= TASK DETAILS =
Start at the line holding "Convert this chart to matplotlib code.", stop at the line holding "import matplotlib.pyplot as plt", and repeat those lines exactly, both ends included; skip the pictures.

= SUPPLIED MATERIAL =
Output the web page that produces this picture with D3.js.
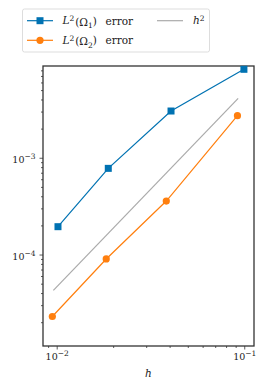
==
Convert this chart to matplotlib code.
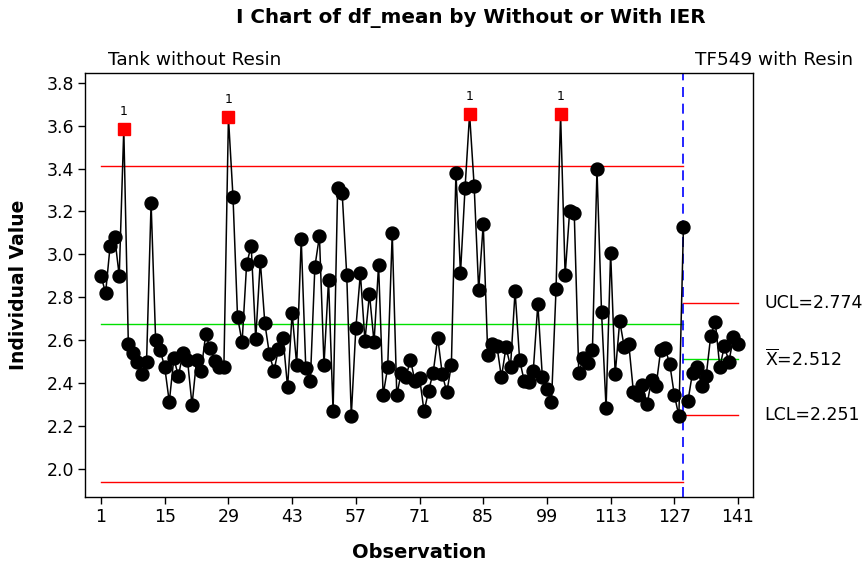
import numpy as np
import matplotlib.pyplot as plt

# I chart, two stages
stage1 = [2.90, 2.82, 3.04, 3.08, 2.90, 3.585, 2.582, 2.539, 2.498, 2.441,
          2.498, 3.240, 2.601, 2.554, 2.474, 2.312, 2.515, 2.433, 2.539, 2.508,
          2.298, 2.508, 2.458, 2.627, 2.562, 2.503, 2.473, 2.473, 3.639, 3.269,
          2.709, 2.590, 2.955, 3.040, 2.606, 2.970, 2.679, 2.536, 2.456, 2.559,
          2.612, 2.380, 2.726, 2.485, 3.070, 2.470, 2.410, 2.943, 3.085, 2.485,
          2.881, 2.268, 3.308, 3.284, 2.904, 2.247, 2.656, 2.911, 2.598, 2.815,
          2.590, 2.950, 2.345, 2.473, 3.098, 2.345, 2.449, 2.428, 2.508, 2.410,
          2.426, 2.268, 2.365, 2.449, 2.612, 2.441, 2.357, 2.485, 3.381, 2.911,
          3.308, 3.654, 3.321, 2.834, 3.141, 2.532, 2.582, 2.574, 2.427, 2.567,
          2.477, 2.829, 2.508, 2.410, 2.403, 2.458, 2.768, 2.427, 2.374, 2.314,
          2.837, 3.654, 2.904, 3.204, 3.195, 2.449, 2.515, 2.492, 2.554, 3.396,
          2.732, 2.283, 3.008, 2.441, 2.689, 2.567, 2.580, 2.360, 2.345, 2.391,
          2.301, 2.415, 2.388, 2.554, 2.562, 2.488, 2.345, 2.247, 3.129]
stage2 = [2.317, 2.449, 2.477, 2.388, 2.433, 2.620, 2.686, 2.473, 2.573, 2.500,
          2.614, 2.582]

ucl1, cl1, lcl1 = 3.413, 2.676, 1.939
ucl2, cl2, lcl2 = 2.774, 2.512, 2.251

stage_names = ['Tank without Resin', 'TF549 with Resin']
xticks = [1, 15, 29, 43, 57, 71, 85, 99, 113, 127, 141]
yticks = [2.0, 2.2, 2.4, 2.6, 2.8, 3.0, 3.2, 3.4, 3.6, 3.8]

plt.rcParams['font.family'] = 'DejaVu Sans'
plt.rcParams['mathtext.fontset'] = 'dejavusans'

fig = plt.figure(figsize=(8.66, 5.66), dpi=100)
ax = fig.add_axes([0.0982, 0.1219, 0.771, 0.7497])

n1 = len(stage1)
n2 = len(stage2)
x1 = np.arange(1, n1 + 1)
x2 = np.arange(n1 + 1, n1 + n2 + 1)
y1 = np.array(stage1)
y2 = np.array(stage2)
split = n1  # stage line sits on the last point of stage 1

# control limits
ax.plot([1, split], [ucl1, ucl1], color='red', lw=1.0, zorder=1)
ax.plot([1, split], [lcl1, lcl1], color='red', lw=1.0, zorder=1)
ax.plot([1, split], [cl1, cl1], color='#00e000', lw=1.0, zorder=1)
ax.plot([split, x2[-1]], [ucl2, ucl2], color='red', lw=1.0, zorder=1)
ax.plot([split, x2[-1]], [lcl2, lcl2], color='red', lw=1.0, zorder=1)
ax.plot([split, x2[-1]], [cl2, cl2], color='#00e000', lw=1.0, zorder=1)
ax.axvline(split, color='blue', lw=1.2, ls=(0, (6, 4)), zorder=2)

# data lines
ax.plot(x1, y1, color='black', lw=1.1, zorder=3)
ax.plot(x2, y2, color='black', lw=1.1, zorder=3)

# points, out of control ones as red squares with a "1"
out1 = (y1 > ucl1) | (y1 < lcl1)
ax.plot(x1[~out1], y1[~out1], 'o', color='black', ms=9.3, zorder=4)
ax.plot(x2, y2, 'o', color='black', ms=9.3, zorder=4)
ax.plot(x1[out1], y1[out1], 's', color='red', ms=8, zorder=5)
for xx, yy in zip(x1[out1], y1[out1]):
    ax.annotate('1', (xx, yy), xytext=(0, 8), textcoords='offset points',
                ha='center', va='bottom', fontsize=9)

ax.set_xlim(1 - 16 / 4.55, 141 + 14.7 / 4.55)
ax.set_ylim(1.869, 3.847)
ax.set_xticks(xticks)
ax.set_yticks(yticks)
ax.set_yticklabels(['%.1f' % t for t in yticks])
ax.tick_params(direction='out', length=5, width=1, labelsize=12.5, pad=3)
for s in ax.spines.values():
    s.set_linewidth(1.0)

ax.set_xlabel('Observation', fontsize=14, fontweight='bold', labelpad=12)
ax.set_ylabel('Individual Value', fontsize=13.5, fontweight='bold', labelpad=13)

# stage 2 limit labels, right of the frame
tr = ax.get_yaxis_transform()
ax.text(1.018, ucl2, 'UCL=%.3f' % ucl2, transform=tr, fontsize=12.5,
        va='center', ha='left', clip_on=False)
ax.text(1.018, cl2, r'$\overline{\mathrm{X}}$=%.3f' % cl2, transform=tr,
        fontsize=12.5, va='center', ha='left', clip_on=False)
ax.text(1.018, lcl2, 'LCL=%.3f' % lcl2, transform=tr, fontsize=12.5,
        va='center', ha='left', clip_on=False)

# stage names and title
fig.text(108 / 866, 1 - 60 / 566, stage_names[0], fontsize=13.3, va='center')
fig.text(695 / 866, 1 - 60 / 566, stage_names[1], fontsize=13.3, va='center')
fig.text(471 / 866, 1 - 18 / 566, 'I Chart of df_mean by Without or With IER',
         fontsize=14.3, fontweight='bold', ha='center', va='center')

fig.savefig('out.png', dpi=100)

= RESPONSE TO THE TASK =
Convert this chart to matplotlib code.
import numpy as np
import matplotlib.pyplot as plt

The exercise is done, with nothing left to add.